= Nursing in Iran =

Nursing educational programs in Iran are similar to the nursing educational programs in other countries in many aspects. Holding a secondary school diploma and passing the entrance exam is necessary for the admission. The entrance exams to governmental universities and Azad University are held separately. The duration of the associate degree course for operating room and anesthesia is two years, a bachelor's degree in nursing is four years, a master's degree in nursing is two to two and a half years, and a doctorate degree in nursing is four to five years.

In the beginning, nursing educational programs were part of medical educational programs. On the basis of this structure, the nurse followed the instruction of physician without any question. Nowadays, nursing educational program in Iran has been progressed and after the year 1992 considering the community base care, the nursing educational program also has changed.

In a bachelor's degree program, nursing students start the clinical work from the second term and continue through the completion of sixth term simultaneously with theoretical subjects. The seventh and eighth terms are allocated for a practical training program.

During the years of study, students have the opportunity to interact with patients in the various clinical areas, especially intensive care units, and gain great experience. Students' progress in clinical environments from simple issues toward more complex issues. At present, practical nursing degree and associate degree nursing programs have been eliminated and Iranian nurses must hold bachelor's degree to work in Iran from accredited universities confirmed by the Ministry of Health.

In 2014, the national curriculum envisaged 4 credits of clinical clerkship experiences in community-based healthcare centers to be completed between the 5th (1 credit) and the 8th semester (3 credits).
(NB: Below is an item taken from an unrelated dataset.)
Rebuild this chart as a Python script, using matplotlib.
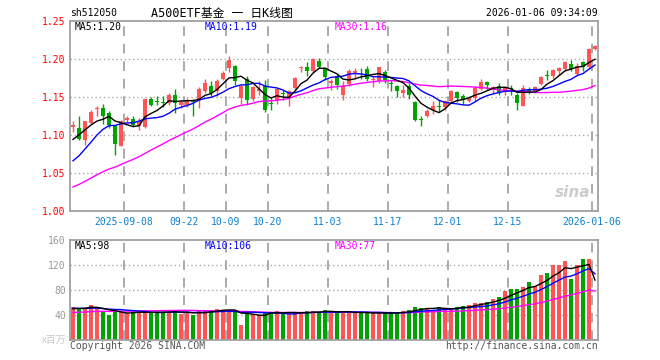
import matplotlib
matplotlib.use("Agg")
import matplotlib.pyplot as plt
import numpy as np
import pandas as pd

# daily K-line, 2025-08-26 .. 2026-01-06 (88 trading days)
opens = [1.111, 1.109, 1.094, 1.1157, 1.134, 1.1355, 1.129, 1.112, 1.086, 1.12,
         1.121, 1.112, 1.1105, 1.147, 1.1435, 1.1435, 1.142, 1.153, 1.14, 1.14,
         1.145, 1.1456, 1.1575, 1.165, 1.1575, 1.1737, 1.188, 1.191, 1.1487, 1.1737,
         1.1473, 1.1575, 1.164, 1.142, 1.1465, 1.155, 1.1487, 1.1618, 1.188, 1.189,
         1.1838, 1.198, 1.188, 1.168, 1.1773, 1.153, 1.167, 1.1807, 1.1842, 1.187,
         1.173, 1.1706, 1.1825, 1.1678, 1.165, 1.1553, 1.165, 1.143, 1.1205, 1.1254,
         1.1324, 1.138, 1.1375, 1.1443, 1.156, 1.1508, 1.1443, 1.1487, 1.1605, 1.1693,
         1.1615, 1.165, 1.156, 1.1607, 1.153, 1.1385, 1.1605, 1.1574, 1.1675, 1.1783,
         1.1772, 1.1838, 1.1868, 1.1938, 1.1807, 1.1956, 1.1895, 1.2136]
highs = [1.118, 1.1245, 1.118, 1.133, 1.1385, 1.1407, 1.131, 1.1135, 1.12, 1.125,
         1.1255, 1.122, 1.1487, 1.1495, 1.151, 1.151, 1.155, 1.16, 1.146, 1.1487,
         1.147, 1.1627, 1.1737, 1.1706, 1.1737, 1.1838, 1.2035, 1.1925, 1.166, 1.177,
         1.164, 1.1706, 1.1728, 1.1486, 1.162, 1.159, 1.1596, 1.176, 1.191, 1.1956,
         1.2013, 1.2013, 1.19, 1.174, 1.18, 1.1706, 1.187, 1.188, 1.188, 1.191,
         1.178, 1.19, 1.185, 1.172, 1.166, 1.166, 1.1684, 1.1443, 1.1254, 1.1342,
         1.145, 1.1465, 1.1465, 1.159, 1.1575, 1.1543, 1.151, 1.164, 1.1737, 1.1706,
         1.1649, 1.1684, 1.164, 1.166, 1.1552, 1.166, 1.163, 1.164, 1.177, 1.185,
         1.1868, 1.1895, 1.197, 1.1982, 1.1947, 1.197, 1.2145, 1.219]
lows = [1.104, 1.094, 1.087, 1.114, 1.125, 1.114, 1.109, 1.074, 1.085, 1.1165,
        1.11, 1.107, 1.109, 1.1377, 1.14, 1.137, 1.14, 1.129, 1.1355, 1.137,
        1.1245, 1.1355, 1.155, 1.151, 1.151, 1.172, 1.1825, 1.166, 1.1407, 1.14,
        1.145, 1.153, 1.13, 1.1324, 1.1407, 1.1465, 1.1377, 1.1597, 1.1825, 1.178,
        1.1825, 1.188, 1.1728, 1.159, 1.161, 1.146, 1.164, 1.1737, 1.1737, 1.1706,
        1.163, 1.1684, 1.1684, 1.1575, 1.15, 1.15, 1.1474, 1.118, 1.1123, 1.1236,
        1.128, 1.1298, 1.1333, 1.142, 1.143, 1.1412, 1.143, 1.1443, 1.1596, 1.1596,
        1.1552, 1.153, 1.153, 1.153, 1.1333, 1.1377, 1.1543, 1.1552, 1.166, 1.173,
        1.175, 1.1794, 1.1846, 1.1838, 1.1794, 1.1846, 1.1882, 1.212]
closes = [1.113, 1.095, 1.118, 1.1298, 1.136, 1.125, 1.1135, 1.088, 1.118, 1.123,
          1.1135, 1.118, 1.147, 1.14, 1.143, 1.1425, 1.153, 1.142, 1.143, 1.145,
          1.1435, 1.1605, 1.1685, 1.155, 1.1715, 1.1816, 1.199, 1.1706, 1.164, 1.1456,
          1.163, 1.1605, 1.1333, 1.141, 1.1605, 1.1543, 1.1583, 1.175, 1.19, 1.1838,
          1.20, 1.1895, 1.1763, 1.171, 1.166, 1.165, 1.1838, 1.1838, 1.1836, 1.1737,
          1.1737, 1.189, 1.172, 1.1672, 1.1575, 1.159, 1.153, 1.1193, 1.12, 1.132,
          1.1386, 1.1375, 1.1443, 1.1574, 1.1487, 1.1456, 1.1487, 1.1618, 1.1693, 1.1653,
          1.162, 1.1553, 1.1618, 1.160, 1.142, 1.1618, 1.156, 1.163, 1.1758, 1.178,
          1.185, 1.188, 1.1956, 1.1868, 1.1912, 1.1895, 1.2136, 1.2175]
# volume, millions
volumes = [52.8, 50.7, 50.7, 56.5, 50.7, 44.3, 39.5, 44.3, 45.3, 42.7,
           45.3, 44.3, 44.3, 44.3, 44.3, 45.3, 45.3, 46.4, 42.1, 43.2,
           40.5, 45.9, 45.9, 48.5, 50.1, 47.5, 48.5, 45.3, 24.5, 46.9,
           41.6, 40.5, 43.2, 45.3, 46.9, 42.1, 42.1, 43.2, 43.2, 46.9,
           46.9, 42.7, 48.5, 44.3, 43.2, 46.9, 43.2, 43.2, 43.2, 43.2,
           43.2, 43.2, 43.2, 43.2, 43.2, 47.0, 48.5, 53.0, 52.0, 51.0,
           48.0, 53.0, 48.5, 50.0, 53.0, 55.0, 56.5, 59.7, 59.7, 61.3,
           66.1, 69.3, 77.9, 81.6, 82.1, 85.3, 92.3, 86.9, 104.5, 107.7,
           119.5, 119.5, 126.9, 97.6, 119.5, 130.1, 130.1, 2.1]

# 29 sessions before the window, estimated from where the MA lines start
prior_closes = [0.995, 0.998, 1.000, 1.003, 1.006, 1.009, 1.012, 1.015, 1.017, 1.020,
                1.010, 1.015, 1.012, 1.018, 1.020, 1.022, 1.025, 1.028, 1.030, 1.033,
                1.030, 1.028, 1.040, 1.042, 1.050, 1.065, 1.085, 1.098, 1.110]
prior_volumes = [38, 41, 36, 40, 43, 39, 42, 38, 40, 44, 41, 37, 42, 40, 39, 43, 41, 40, 42, 44,
                 55, 50, 53, 51, 51, 48, 50, 47, 52]

date_idx = [9, 19, 26, 33, 43, 53, 63, 73, 87]
date_labels = ["2025-09-08", "09-22", "10-09", "10-20", "11-03", "11-17", "12-01", "12-15", "2026-01-06"]
price_ticks = [1.00, 1.05, 1.10, 1.15, 1.20, 1.25]
vol_ticks = [40, 80, 120, 160]
price_ma_text = ["MA5:1.20", "MA10:1.19", "MA30:1.16"]
vol_ma_text = ["MA5:98", "MA10:106", "MA30:77"]

RED = "#ff5555"
GREEN = "#00a400"
GRID = "#aaaaaa"
FRAME = "#a0a0a0"
MONO = "DejaVu Sans Mono"

n = len(closes)
x = np.arange(n)
o = np.array(opens)
c = np.array(closes)
up = c >= o
colors = [RED if u else GREEN for u in up]

close_all = pd.Series(prior_closes + closes)
vol_all = pd.Series(prior_volumes + volumes)
k = len(prior_closes)
ma = {m: close_all.rolling(m).mean().to_numpy()[k:] for m in (5, 10, 30)}
vma = {m: vol_all.rolling(m).mean().to_numpy()[k:] for m in (5, 10, 30)}
ma_colors = {5: "black", 10: "#0000ff", 30: "#ff00ff"}

W, H = 660, 360
fig = plt.figure(figsize=(6.6, 3.6), dpi=100)
ax = fig.add_axes([70 / W, 1 - 211 / H, 528 / W, 190 / H])
axv = fig.add_axes([70 / W, 1 - 340 / H, 528 / W, 100 / H])

for a in (ax, axv):
    a.set_xlim(-0.5, n - 0.5)
    for s in a.spines.values():
        s.set_color(FRAME)
        s.set_linewidth(1.3)
    a.tick_params(length=0)
    a.vlines([d - 0.5 for d in date_idx], 0, 1, transform=a.get_xaxis_transform(),
             colors=GRID, linestyles=(0, (5, 4)), linewidth=1.4, zorder=1)

# price panel
ax.set_ylim(1.00, 1.25)
for t in price_ticks[1:-1]:
    ax.axhline(t, color=GRID, linestyle=(0, (1, 2)), linewidth=1, zorder=1)
body = np.maximum(np.abs(c - o), 0.0012)
ax.vlines(x, lows, highs, colors=colors, linewidth=1, zorder=2)
ax.bar(x, body, bottom=np.minimum(o, c), width=0.83, color=colors, zorder=2)
for m in (30, 10, 5):
    ax.plot(x, ma[m], color=ma_colors[m], linewidth=1, zorder=3)
ax.set_yticks(price_ticks)
ax.set_yticklabels([f"{t:.2f}" for t in price_ticks], color="red", family=MONO, fontsize=7)
ax.set_xticks([d - 0.5 for d in date_idx])
ax.set_xticklabels(date_labels, color="#0a80d0", family=MONO, fontsize=7)
ax.tick_params(axis="y", pad=3)
ax.tick_params(axis="x", pad=4)
ax.text(0.985, 0.06, "sina", transform=ax.transAxes, ha="right", va="bottom",
        fontsize=11, fontweight="bold", style="italic", color="#cccccc", zorder=1)

# volume panel
axv.set_ylim(0, 160)
for t in vol_ticks[:-1]:
    axv.axhline(t, color=GRID, linestyle=(0, (1, 2)), linewidth=1, zorder=1)
axv.bar(x, volumes, width=0.83, color=colors, zorder=2)
for m in (30, 10, 5):
    axv.plot(x, vma[m], color=ma_colors[m], linewidth=1, zorder=3)
axv.set_yticks(vol_ticks)
axv.set_yticklabels([str(t) for t in vol_ticks], color="#999999", family=MONO, fontsize=7)
axv.set_xticks([])
axv.tick_params(axis="y", pad=3)


def put(px, py, s, **kw):
    fig.text(px / W, 1 - py / H, s, va="center", **kw)


put(70, 13, "sh512050", family=MONO, fontsize=7)
put(151, 13, "A500ETF基金 一 日K线图", family=[MONO, "Noto Sans CJK SC"], fontsize=8.5)
put(598, 13, "2026-01-06 09:34:09", family=MONO, fontsize=7, ha="right")

for px, s, col in zip((75, 205, 335), price_ma_text, ("black", "#0000ff", "#ff00ff")):
    put(px, 26.5, s, family=MONO, fontsize=7, color=col)
for px, s, col in zip((75, 205, 335), vol_ma_text, ("black", "#0000ff", "#ff00ff")):
    put(px, 246, s, family=MONO, fontsize=7, color=col)

put(66, 340, "x百万", family=["Noto Sans CJK SC"], fontsize=7, color="#c8c8c8", ha="right")
put(70, 346, "Copyright 2026 SINA.COM", family=MONO, fontsize=7, color="#555555")
put(598, 346, "http://finance.sina.com.cn", family=MONO, fontsize=7, color="#555555", ha="right")

fig.savefig("out.png", dpi=100, facecolor="white")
Nursing students’ were involved in real and practical cases, while their education during clerkships was mainly based on lectures and on a variety of teacher-centered methods.
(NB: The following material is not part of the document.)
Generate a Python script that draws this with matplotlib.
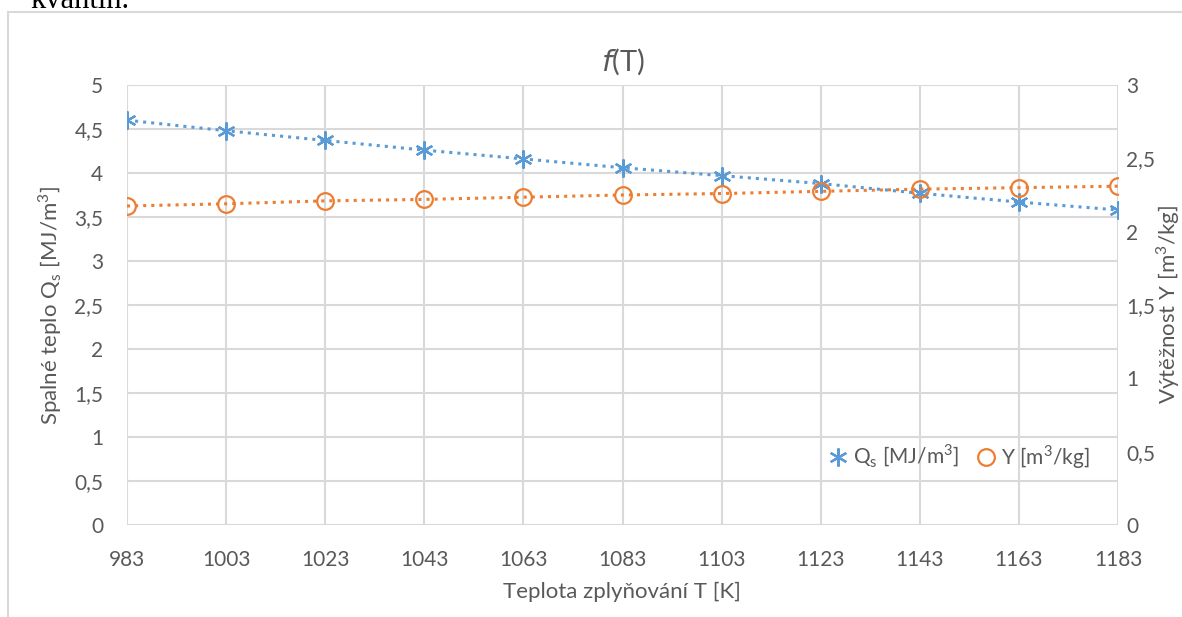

However, since the first three years of the undergraduate course students have the opportunity to join health care facilities, comprehensive of intensive care and specialist wards. A 2020 extended study on internal nursing students during their clerkships in Tehran university-affiliated hospitals showed spiritual beliefs, extraversion character and coping strategies play a significant role in increasing job satisfaction and in reducing the clinical practice stress, while the spiritual factor was associated to the need of a spiritual nourishment in the workplaces. Its impact seems to be because medical students with spiritual beliefs "consider caring patients glorified as a sacred job and a way to meet their spiritual goals."

==Nursing and related titles and education==
- Nurse
Nurse is a person who is holding four years university degree and executes works relating to nursing profession including taking care of patients, perform health and medical services, educational, research and managerial affairs. At present annually 6000 persons are graduated in the bachelor's degree program in nursing.
- Practical Nurse
A person who is holding secondary school diploma in nursing and have completed 2 years program in nursing and cooperate in activities of nurses in medical sections under the supervision of nurses.
- Nursing Assistant
A person who is holding secondary school diploma and passing short term program for the execution of initial cares of patients under the supervision of nurses.
- Master in Nursing
Nurses after obtaining bachelor's degree and passing the entrance exam are eligible to continue their study in geriatric nursing, pediatric nursing, medical surgical nursing, community health nursing, psychiatric nursing and nursing education. These persons after graduation mainly become in charge of nurses' education or management of medical sections. Duration of this program is 2.5 years. At present annually 150 persons are graduated in master's degree program in nursing.
- PhD in Nursing
Nurses by holding master's degree after passing entrance exam, are eligible to continue their study in PhD in the field of Nursing. Duration of this program is 4 years and the graduates mainly will work in educational and research sections. At present annually 20 persons are graduated in this program.

==Nursing jobs in Iran==
According to the census, approximately 120,000 nurses are currently working in Iran in various specialties.

Upon the approval and execution of the continuous education act, Iranian nurses should obtain score of 15 every year in various educational courses held by the Ministry of Health of Universities, Scientific Associations, and Nursing organizations.